Work instructions =
Copy out all lines that hold "React".

Dataset content =
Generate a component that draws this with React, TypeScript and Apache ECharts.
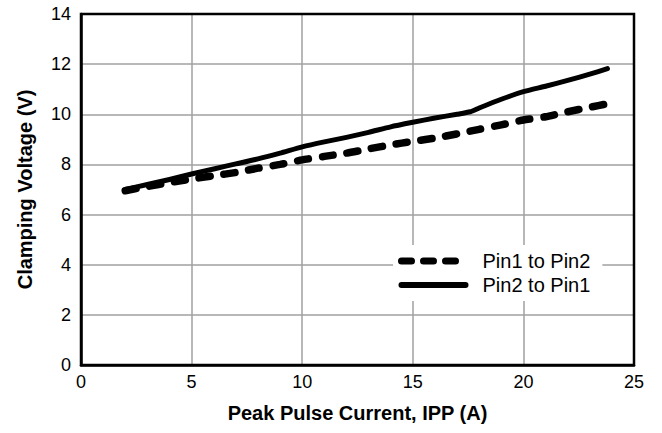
import React, { useEffect, useRef } from "react";
import * as echarts from "echarts";

const xTicks = [0, 5, 10, 15, 20, 25];
const yTicks = [0, 2, 4, 6, 8, 10, 12, 14];

const pin12X = [2, 3, 4, 5, 6, 7, 8, 9, 10, 11, 12, 13, 14, 15, 16, 17, 18, 19, 20, 21, 22, 23, 23.8];
const pin12Y = [6.95, 7.12, 7.28, 7.42, 7.55, 7.68, 7.85, 8.0, 8.18, 8.32, 8.45, 8.62, 8.78, 8.92, 9.05, 9.22, 9.4, 9.58, 9.77, 9.9, 10.1, 10.28, 10.42];

const pin21X = [2, 3, 4, 5, 6, 7, 8, 9, 10, 11, 12, 13, 14, 15, 16, 17, 17.6, 18, 19, 20, 21, 22, 23, 23.8];
const pin21Y = [7.0, 7.2, 7.4, 7.62, 7.82, 8.02, 8.22, 8.45, 8.7, 8.9, 9.08, 9.28, 9.5, 9.68, 9.85, 10.0, 10.1, 10.25, 10.6, 10.9, 11.12, 11.35, 11.6, 11.82];

const seriesNames = ["Pin1 to Pin2", "Pin2 to Pin1"];
const xTitle = "Peak Pulse Current, IPP (A)";
const yTitle = "Clamping Voltage (V)";

const FONT = "'Liberation Sans', Arial, Helvetica, sans-serif";

export default function App() {
  const ref = useRef<HTMLDivElement>(null);
  useEffect(() => {
    if (!ref.current) return;
    const chart = echarts.init(ref.current, null, { renderer: "svg" });
    const pair = (xs: number[], ys: number[]) => xs.map((x, i) => [x, ys[i]]);
    chart.setOption({
      animation: false,
      backgroundColor: "#ffffff",
      textStyle: { fontFamily: FONT },
      grid: {
        left: 81,
        right: 28,
        top: 14,
        bottom: 68,
        show: true,
        borderColor: "#000",
        borderWidth: 2.5,
        backgroundColor: "transparent",
        z: 3,
      },
      legend: {
        orient: "vertical",
        left: 393,
        top: 245,
        backgroundColor: "#ffffff",
        padding: [5, 12, 5, 5],
        itemWidth: 64,
        itemHeight: 12,
        itemGap: 2,
        textStyle: { fontSize: 20, color: "#000", fontFamily: FONT, lineHeight: 22, padding: [0, 0, 0, 12] },
        data: [
          { name: seriesNames[0], itemStyle: { opacity: 0 }, lineStyle: { type: [10, 12], width: 7, cap: "round", color: "#000" } },
          { name: seriesNames[1], itemStyle: { opacity: 0 }, lineStyle: { type: "solid", width: 6, color: "#000" } },
        ],
        z: 4,
      },
      xAxis: {
        type: "value",
        min: xTicks[0],
        max: xTicks[xTicks.length - 1],
        interval: 5,
        name: xTitle,
        nameLocation: "middle",
        nameGap: 38,
        nameTextStyle: { fontSize: 20, fontWeight: "bold", color: "#000", fontFamily: FONT },
        axisLine: { show: true, lineStyle: { color: "#000", width: 2.5 } },
        axisTick: { show: false },
        axisLabel: { fontSize: 18, color: "#000", margin: 8, fontFamily: FONT },
        splitLine: { show: true, lineStyle: { color: "#a0a0a0", width: 1.5 } },
      },
      yAxis: {
        type: "value",
        min: yTicks[0],
        max: yTicks[yTicks.length - 1],
        interval: 2,
        name: yTitle,
        nameLocation: "middle",
        nameGap: 46,
        nameTextStyle: { fontSize: 20, fontWeight: "bold", color: "#000", fontFamily: FONT },
        axisLine: { show: true, lineStyle: { color: "#000", width: 2.5 } },
        axisTick: { show: false },
        axisLabel: { fontSize: 18, color: "#000", margin: 10, fontFamily: FONT },
        splitLine: { show: true, lineStyle: { color: "#a0a0a0", width: 1.5 } },
      },
      series: [
        {
          name: seriesNames[0],
          type: "line",
          data: pair(pin12X, pin12Y),
          symbol: "none",
          showSymbol: false,
          smooth: 0.2,
          lineStyle: { color: "#000", width: 7.5, type: [11, 14], cap: "round", join: "round" },
          itemStyle: { color: "#000" },
          z: 2,
        },
        {
          name: seriesNames[1],
          type: "line",
          data: pair(pin21X, pin21Y),
          symbol: "none",
          showSymbol: false,
          smooth: 0.2,
          lineStyle: { color: "#000", width: 5, type: "solid", cap: "round", join: "round" },
          itemStyle: { color: "#000" },
          z: 2,
        },
      ],
    });
    return () => chart.dispose();
  }, []);
  return (
    <div
      ref={ref}
      style={{ position: "fixed", left: 0, top: 0, width: 662, height: 433 }}
    />
  );
}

Worked answer =
Generate a component that draws this with React, TypeScript and Apache ECharts.
import React, { useEffect, useRef } from "react";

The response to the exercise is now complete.